Por otro lado, Roberts trata de enlazar los deseos del capitán con las inquietudes de la marinería. Se trata de encajar dos piezas de dimensiones muy diferentes. La vida a bordo tiene algo de comedia y también algún que otro momento para el drama. No es fácil navegar entre dos aguas y salir airoso del asunto. Sin duda, ese barco zarpará para cumplir con su obligación, pero no se sabe muy bien cómo. No hay que preocuparse demasiado por lo que se dijo antes, es posible que ahora las cosas hayan cambiado y se diga lo contrario. La película trata de ir un poco más allá y ofrecer un lado divertido y, también, una cara triste. La vida militar tiene esos momentos. Nada es invariablemente simpático.
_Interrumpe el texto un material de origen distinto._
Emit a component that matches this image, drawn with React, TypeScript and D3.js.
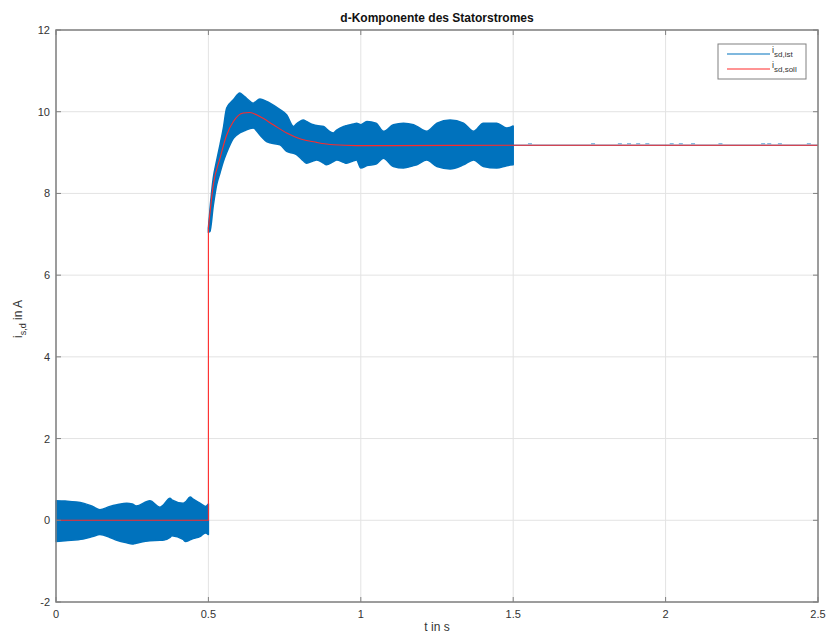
import React from "react";
import * as d3 from "d3";

// ---- data ----
const xTicks = [0, 0.5, 1, 1.5, 2, 2.5];
const xTickLabels = ["0", "0.5", "1", "1.5", "2", "2.5"];
const yTicks = [-2, 0, 2, 4, 6, 8, 10, 12];
const yTickLabels = ["-2", "0", "2", "4", "6", "8", "10", "12"];

// blue i_sd,ist envelope before the step (t 0..0.5)
const band1T = [0, 0.03, 0.089, 0.12, 0.144, 0.177, 0.2, 0.232, 0.25, 0.263, 0.308, 0.341, 0.35, 0.374, 0.38, 0.417, 0.425, 0.44, 0.45, 0.472, 0.49, 0.5];
const band1Up = [0.48, 0.47, 0.42, 0.34, 0.26, 0.34, 0.38, 0.42, 0.4, 0.35, 0.48, 0.32, 0.36, 0.54, 0.5, 0.42, 0.45, 0.57, 0.52, 0.42, 0.34, 0.4];
const band1Lo = [-0.52, -0.5, -0.46, -0.4, -0.35, -0.42, -0.49, -0.55, -0.58, -0.56, -0.5, -0.49, -0.49, -0.42, -0.38, -0.47, -0.52, -0.48, -0.45, -0.4, -0.31, -0.35];

// blue envelope after the step (t 0.5..1.5)
const band2T = [0.5, 0.505, 0.516, 0.527, 0.538, 0.549, 0.56, 0.582, 0.603, 0.614, 0.625, 0.647, 0.669, 0.691, 0.702, 0.735, 0.757, 0.779, 0.789, 0.811, 0.822, 0.845, 0.855, 0.878, 0.887, 0.91, 0.921, 0.944, 0.953, 0.976, 0.986, 1.0, 1.02, 1.05, 1.074, 1.107, 1.14, 1.173, 1.184, 1.216, 1.25, 1.293, 1.337, 1.37, 1.402, 1.446, 1.479, 1.5];
const band2Up = [7.15, 7.6, 8.38, 8.8, 9.19, 9.6, 10.09, 10.29, 10.46, 10.4, 10.33, 10.21, 10.31, 10.25, 10.21, 10.05, 9.92, 9.64, 9.7, 9.8, 9.76, 9.68, 9.66, 9.64, 9.58, 9.48, 9.55, 9.64, 9.66, 9.7, 9.72, 9.68, 9.76, 9.72, 9.52, 9.68, 9.72, 9.68, 9.64, 9.52, 9.72, 9.8, 9.72, 9.52, 9.72, 9.72, 9.6, 9.65];
const band2Lo = [7.05, 7.07, 7.7, 8.21, 8.5, 8.78, 9.0, 9.35, 9.48, 9.52, 9.56, 9.6, 9.43, 9.27, 9.24, 9.19, 9.03, 8.98, 8.95, 8.8, 8.74, 8.8, 8.82, 8.74, 8.7, 8.78, 8.82, 8.76, 8.74, 8.8, 8.82, 8.62, 8.68, 8.72, 8.86, 8.66, 8.62, 8.68, 8.7, 8.82, 8.66, 8.6, 8.7, 8.82, 8.66, 8.62, 8.68, 8.7];

// blue steady-state after 1.5 s and small blips
const steadyT = [1.5, 2.5];
const steadyV = [9.18, 9.18];
const blipT = [1.555, 1.762, 1.85, 1.88, 1.91, 1.94, 2.02, 2.05, 2.09, 2.18, 2.32, 2.34, 2.375, 2.47];

// red i_sd,soll reference
const redStepT = [0, 0.5, 0.5];
const redStepV = [0, 0, 7.15];
const redCurveT = [0.5, 0.516, 0.538, 0.56, 0.582, 0.614, 0.636, 0.669, 0.713, 0.757, 0.8, 0.855, 0.91, 0.986, 1.1, 1.5, 2.0, 2.5];
const redCurveV = [7.15, 8.21, 8.86, 9.43, 9.76, 9.97, 9.98, 9.88, 9.68, 9.48, 9.34, 9.25, 9.19, 9.17, 9.17, 9.18, 9.18, 9.18];

const W = 829;
const H = 637;
const L = 56, R = 818, T = 30, B = 602;

export default function App() {
  const x = d3.scaleLinear().domain([0, 2.5]).range([L, R]);
  const y = d3.scaleLinear().domain([-2, 12]).range([B, T]);

  const band = (ts: number[], up: number[], lo: number[]) =>
    d3
      .area<number>()
      .x((t) => x(t))
      .y0((_, i) => y(lo[i]))
      .y1((_, i) => y(up[i]))
      .curve(d3.curveMonotoneX)(ts) || "";

  const line = (ts: number[], vs: number[], curve: d3.CurveFactory = d3.curveLinear) =>
    d3
      .line<number>()
      .x((t) => x(t))
      .y((_, i) => y(vs[i]))
      .curve(curve)(ts) || "";

  const axisColor = "#808080";
  const gridColor = "#e3e3e3";
  const textColor = "#333";
  const font = "'Liberation Sans', Arial, Helvetica, sans-serif";
  const tickLen = 5;

  return (
    <svg width={W} height={H} style={{ position: "absolute", left: 0, top: 0, background: "#fff" }} fontFamily={font}>
      <rect x={0} y={0} width={W} height={H} fill="#fff" />
      {/* grid */}
      {xTicks.map((t) => (
        <line key={"gx" + t} x1={x(t)} x2={x(t)} y1={T} y2={B} stroke={gridColor} strokeWidth={1} />
      ))}
      {yTicks.map((v) => (
        <line key={"gy" + v} x1={L} x2={R} y1={y(v)} y2={y(v)} stroke={gridColor} strokeWidth={1} />
      ))}

      {/* blue measured current */}
      <path d={band(band1T, band1Up, band1Lo)} fill="#0072BD" stroke="#0072BD" strokeWidth={1.5} strokeLinejoin="round" />
      <path d={band(band2T, band2Up, band2Lo)} fill="#0072BD" stroke="#0072BD" strokeWidth={1.5} strokeLinejoin="round" />
      <path d={line(steadyT, steadyV)} fill="none" stroke="#0072BD" strokeWidth={1} />
      {blipT.map((t, i) => (
        <line key={"b" + i} x1={x(t) - 2} x2={x(t) + 2} y1={y(9.18) - 1.5} y2={y(9.18) - 1.5} stroke="#0072BD" strokeOpacity={0.6} strokeWidth={1} />
      ))}

      {/* red reference */}
      <path d={line(redStepT, redStepV)} fill="none" stroke="#ff2a2a" strokeWidth={1.1} />
      <path d={line(redCurveT, redCurveV, d3.curveMonotoneX)} fill="none" stroke="#ff2a2a" strokeWidth={1.1} />

      {/* axes box */}
      <rect x={L} y={T} width={R - L} height={B - T} fill="none" stroke={axisColor} strokeWidth={1.5} />
      {xTicks.map((t) => (
        <g key={"tx" + t}>
          <line x1={x(t)} x2={x(t)} y1={B} y2={B - tickLen} stroke={axisColor} />
          <line x1={x(t)} x2={x(t)} y1={T} y2={T + tickLen} stroke={axisColor} />
        </g>
      ))}
      {yTicks.map((v) => (
        <g key={"ty" + v}>
          <line x1={L} x2={L + tickLen} y1={y(v)} y2={y(v)} stroke={axisColor} />
          <line x1={R} x2={R - tickLen} y1={y(v)} y2={y(v)} stroke={axisColor} />
        </g>
      ))}

      {/* tick labels */}
      {xTicks.map((t, i) => (
        <text key={"lx" + t} x={x(t)} y={618} textAnchor="middle" fontSize={11} fill={textColor}>
          {xTickLabels[i]}
        </text>
      ))}
      {yTicks.map((v, i) => (
        <text key={"ly" + v} x={L - 6} y={y(v) + 4} textAnchor="end" fontSize={11} fill={textColor}>
          {yTickLabels[i]}
        </text>
      ))}

      {/* title */}
      <text x={(L + R) / 2} y={22} textAnchor="middle" fontSize={12} fontWeight="bold" fill="#111">
        d-Komponente des Statorstromes
      </text>

      {/* x label */}
      <text x={(L + R) / 2} y={631} textAnchor="middle" fontSize={12} fill={textColor}>
        t in s
      </text>

      {/* y label */}
      <text transform={`translate(22, ${(T + B) / 2 + 3}) rotate(-90)`} textAnchor="middle" fontSize={12} fill={textColor}>
        <tspan>i</tspan>
        <tspan fontSize={9} dy={4}>s,d</tspan>
        <tspan dy={-4}> in A</tspan>
      </text>

      {/* legend */}
      <rect x={718} y={44} width={88} height={35} fill="#fff" stroke={axisColor} strokeWidth={1} />
      <line x1={727} x2={770} y1={54} y2={54} stroke="#0072BD" strokeWidth={1.2} />
      <line x1={727} x2={770} y1={69} y2={69} stroke="#ff2a2a" strokeWidth={1.2} />
      <text x={772} y={53} fontSize={9} fill={textColor}>
        <tspan>i</tspan>
        <tspan fontSize={8} dy={4}>sd,ist</tspan>
      </text>
      <text x={772} y={68} fontSize={9} fill={textColor}>
        <tspan>i</tspan>
        <tspan fontSize={8} dy={4}>sd,soll</tspan>
      </text>
    </svg>
  );
}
Y aún así tiene sus compensaciones, sus instantes de relajación donde la risa aparece como por arte de magia. Es lo que tiene si hay un alférez a bordo durante catorce meses y el capitán no recuerda de ninguna manera quién es.

Mucha historia se halla detrás de esta película. Nacida de un éxito en Broadway que el propio Henry Fonda representó durante dos años sobre los escenarios, los productores quisieron que Marlon Brando o Tyrone Power interpretaran el papel principal, pero Ford batalló porque fuera el propio Fonda el protagonista. Estaba convencido de que lo pasarían bien, eran viejos camaradas y todo iría como la seda. Nada más lejos de la realidad. El punto de vista de Fonda, más cercano a la obra de teatro, opositaba fieramente con el de Ford, que pretendía ofrecer algo más nuevo. La ruptura total entre ambos se dio cuando, en una reunión, Ford golpeó en el rostro a Fonda con un puñetazo. El director dimitió en ese mismo instante y la película naufragó porque nunca se decide sobre el camino a tomar. Estuvo nominada a los Oscars de aquel año y significó el primero para Jack Lemmon como mejor actor secundario. El reparto era de auténtico lujo porque, además de Fonda y Lemmon, se hallaba James Cagney en la piel del capitán y William Powell en su última aparición en el cine. Mervyn Le Roy, con la ayuda de Joshua Logan que había dirigido la versión teatral, acabó la película. El resultado está lleno de amabilidad, de diálogos brillantes, de actuaciones estupendas y, sin embargo, algo de alma falta en esta adaptación. Como si, en algún lugar del barco, se hubieran dejado las risas que podrían haber hecho de ella un gran éxito. Es una especie de estación intermedia entre El motín del Caíne y Operación Pacífico. Y es una lástima. Porque el sol sí que aparece en el horizonte de esta historia. Pudo llegar muy alto.